__Exercise details__. Restate the whole listing word for word. Pictures are left out.

__Dataset content__.
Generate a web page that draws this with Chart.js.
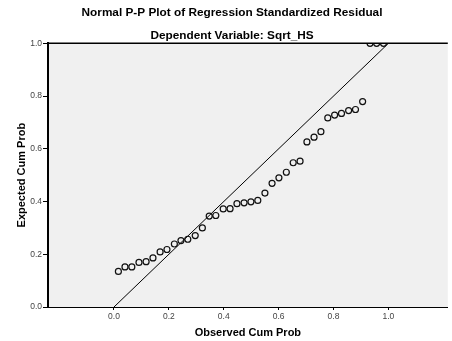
<!DOCTYPE html>
<html>
<head>
<meta charset="utf-8">
<script src="https://cdn.jsdelivr.net/npm/chart.js@4/dist/chart.umd.min.js"></script>
<style>
  html, body { margin: 0; padding: 0; background: #fff; }
  #wrap { width: 452px; height: 341px; }
</style>
</head>
<body>
<div id="wrap"><canvas id="pp"></canvas></div>
<script>
// observed vs expected cumulative probabilities
const observed = [0.016, 0.040, 0.065, 0.091, 0.117, 0.142, 0.168, 0.193, 0.220, 0.244,
  0.269, 0.296, 0.322, 0.347, 0.371, 0.398, 0.423, 0.448, 0.474, 0.499,
  0.524, 0.550, 0.576, 0.601, 0.628, 0.653, 0.678, 0.703, 0.729, 0.754,
  0.779, 0.804, 0.829, 0.855, 0.880, 0.906, 0.933, 0.957, 0.982];
const expected = [0.135, 0.152, 0.152, 0.169, 0.172, 0.186, 0.209, 0.218, 0.239, 0.252,
  0.257, 0.271, 0.300, 0.345, 0.347, 0.372, 0.373, 0.392, 0.395, 0.399,
  0.404, 0.432, 0.469, 0.490, 0.511, 0.547, 0.553, 0.626, 0.644, 0.665,
  0.717, 0.728, 0.734, 0.745, 0.749, 0.779, 1.0, 1.0, 1.0];
const refLine = [[0, 0], [1, 1]];
const xTickValues = [0, 0.2, 0.4, 0.6, 0.8, 1.0];
const yTickValues = [0, 0.2, 0.4, 0.6, 0.8, 1.0];

const font = "'Liberation Sans', Arial, sans-serif";

const plotFrame = {
  id: 'plotFrame',
  beforeDraw(chart) {
    const { ctx, chartArea: a } = chart;
    ctx.save();
    ctx.fillStyle = '#f0f0f0';
    ctx.fillRect(a.left, a.top, a.right - a.left, a.bottom - a.top);
    ctx.restore();
  },
  afterDraw(chart) {
    const { ctx, chartArea: a } = chart;
    ctx.save();
    ctx.strokeStyle = '#000';
    ctx.lineWidth = 1.5;
    ctx.beginPath();
    ctx.moveTo(a.left, a.top);
    ctx.lineTo(a.right, a.top);
    ctx.stroke();
    ctx.restore();
  }
};

new Chart(document.getElementById('pp'), {
  type: 'scatter',
  data: {
    datasets: [{
      data: observed.map((x, i) => ({ x: x, y: expected[i] })),
      borderColor: '#111',
      backgroundColor: 'rgba(0,0,0,0)',
      borderWidth: 1.2,
      pointRadius: 3,
      pointHoverRadius: 3,
      clip: 0
    }, {
      type: 'line',
      data: refLine.map(p => ({ x: p[0], y: p[1] })),
      borderColor: '#000',
      borderWidth: 1,
      pointRadius: 0,
      fill: false
    }]
  },
  plugins: [plotFrame],
  options: {
    responsive: true,
    maintainAspectRatio: false,
    animation: false,
    layout: { padding: { left: 12, right: 0, top: 0, bottom: 0 } },
    plugins: {
      legend: { display: false },
      tooltip: { enabled: false },
      title: {
        display: true,
        text: 'Normal P-P Plot of Regression Standardized Residual',
        color: '#000',
        font: { family: font, size: 11.8, weight: 'bold' },
        padding: { top: 6, bottom: 9 }
      },
      subtitle: {
        display: true,
        text: 'Dependent Variable: Sqrt_HS',
        color: '#000',
        font: { family: font, size: 11.8, weight: 'bold' },
        padding: { top: 0, bottom: 0 }
      }
    },
    scales: {
      x: {
        type: 'linear',
        min: -0.2405,
        max: 1.2164,
        afterBuildTicks: (scale) => { scale.ticks = xTickValues.map(v => ({ value: v })); },
        afterFit: (scale) => { scale.height = 34; },
        grid: { drawOnChartArea: false, tickLength: 3, color: '#000' },
        border: { display: true, color: '#000', width: 1 },
        ticks: {
          color: '#444',
          font: { family: font, size: 8.5 },
          padding: 2,
          callback: (v) => Number(v).toFixed(1)
        },
        title: {
          display: true,
          text: 'Observed Cum Prob',
          color: '#000',
          font: { family: font, size: 11, weight: 'bold' },
          padding: { top: 0, bottom: 1 }
        }
      },
      y: {
        min: 0,
        max: 1,
        afterBuildTicks: (scale) => { scale.ticks = yTickValues.map(v => ({ value: v })); },
        afterFit: (scale) => { scale.width = 36; },
        grid: { drawOnChartArea: false, tickLength: 5, color: '#000' },
        border: { display: true, color: '#000', width: 2 },
        ticks: {
          color: '#444',
          font: { family: font, size: 8.5 },
          padding: 1,
          callback: (v) => Number(v).toFixed(1)
        },
        title: {
          display: true,
          text: 'Expected Cum Prob',
          color: '#000',
          font: { family: font, size: 11, weight: 'bold' },
          padding: { top: 3.5, bottom: 0 }
        }
      }
    }
  }
});
</script>
</body>
</html>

__Result__.
Generate a web page that draws this with Chart.js.
<!DOCTYPE html>
<html>
<head>
<meta charset="utf-8">
<script src="https://cdn.jsdelivr.net/npm/chart.js@4/dist/chart.umd.min.js"></script>
<style>
  html, body { margin: 0; padding: 0; background: #fff; }
  #wrap { width: 452px; height: 341px; }
</style>
</head>
<body>
<div id="wrap"><canvas id="pp"></canvas></div>
<script>
// observed vs expected cumulative probabilities
const observed = [0.016, 0.040, 0.065, 0.091, 0.117, 0.142, 0.168, 0.193, 0.220, 0.244,
  0.269, 0.296, 0.322, 0.347, 0.371, 0.398, 0.423, 0.448, 0.474, 0.499,
  0.524, 0.550, 0.576, 0.601, 0.628, 0.653, 0.678, 0.703, 0.729, 0.754,
  0.779, 0.804, 0.829, 0.855, 0.880, 0.906, 0.933, 0.957, 0.982];
const expected = [0.135, 0.152, 0.152, 0.169, 0.172, 0.186, 0.209, 0.218, 0.239, 0.252,
  0.257, 0.271, 0.300, 0.345, 0.347, 0.372, 0.373, 0.392, 0.395, 0.399,
  0.404, 0.432, 0.469, 0.490, 0.511, 0.547, 0.553, 0.626, 0.644, 0.665,
  0.717, 0.728, 0.734, 0.745, 0.749, 0.779, 1.0, 1.0, 1.0];
const refLine = [[0, 0], [1, 1]];
const xTickValues = [0, 0.2, 0.4, 0.6, 0.8, 1.0];
const yTickValues = [0, 0.2, 0.4, 0.6, 0.8, 1.0];

const font = "'Liberation Sans', Arial, sans-serif";

const plotFrame = {
  id: 'plotFrame',
  beforeDraw(chart) {
    const { ctx, chartArea: a } = chart;
    ctx.save();
    ctx.fillStyle = '#f0f0f0';
    ctx.fillRect(a.left, a.top, a.right - a.left, a.bottom - a.top);
    ctx.restore();
  },
  afterDraw(chart) {
    const { ctx, chartArea: a } = chart;
    ctx.save();
    ctx.strokeStyle = '#000';
    ctx.lineWidth = 1.5;
    ctx.beginPath();
    ctx.moveTo(a.left, a.top);
    ctx.lineTo(a.right, a.top);
    ctx.stroke();
    ctx.restore();
  }
};

new Chart(document.getElementById('pp'), {
  type: 'scatter',
  data: {
    datasets: [{
      data: observed.map((x, i) => ({ x: x, y: expected[i] })),
      borderColor: '#111',
      backgroundColor: 'rgba(0,0,0,0)',
      borderWidth: 1.2,
      pointRadius: 3,
      pointHoverRadius: 3,
      clip: 0
    }, {
      type: 'line',
      data: refLine.map(p => ({ x: p[0], y: p[1] })),
      borderColor: '#000',
      borderWidth: 1,
      pointRadius: 0,
      fill: false
    }]
  },
  plugins: [plotFrame],
  options: {
    responsive: true,
    maintainAspectRatio: false,
    animation: false,
    layout: { padding: { left: 12, right: 0, top: 0, bottom: 0 } },
    plugins: {
      legend: { display: false },
      tooltip: { enabled: false },
      title: {
        display: true,
        text: 'Normal P-P Plot of Regression Standardized Residual',
        color: '#000',
        font: { family: font, size: 11.8, weight: 'bold' },
        padding: { top: 6, bottom: 9 }
      },
      subtitle: {
        display: true,
        text: 'Dependent Variable: Sqrt_HS',
        color: '#000',
        font: { family: font, size: 11.8, weight: 'bold' },
        padding: { top: 0, bottom: 0 }
      }
    },
    scales: {
      x: {
        type: 'linear',
        min: -0.2405,
        max: 1.2164,
        afterBuildTicks: (scale) => { scale.ticks = xTickValues.map(v => ({ value: v })); },
        afterFit: (scale) => { scale.height = 34; },
        grid: { drawOnChartArea: false, tickLength: 3, color: '#000' },
        border: { display: true, color: '#000', width: 1 },
        ticks: {
          color: '#444',
          font: { family: font, size: 8.5 },
          padding: 2,
          callback: (v) => Number(v).toFixed(1)
        },
        title: {
          display: true,
          text: 'Observed Cum Prob',
          color: '#000',
          font: { family: font, size: 11, weight: 'bold' },
          padding: { top: 0, bottom: 1 }
        }
      },
      y: {
        min: 0,
        max: 1,
        afterBuildTicks: (scale) => { scale.ticks = yTickValues.map(v => ({ value: v })); },
        afterFit: (scale) => { scale.width = 36; },
        grid: { drawOnChartArea: false, tickLength: 5, color: '#000' },
        border: { display: true, color: '#000', width: 2 },
        ticks: {
          color: '#444',
          font: { family: font, size: 8.5 },
          padding: 1,
          callback: (v) => Number(v).toFixed(1)
        },
        title: {
          display: true,
          text: 'Expected Cum Prob',
          color: '#000',
          font: { family: font, size: 11, weight: 'bold' },
          padding: { top: 3.5, bottom: 0 }
        }
      }
    }
  }
});
</script>
</body>
</html>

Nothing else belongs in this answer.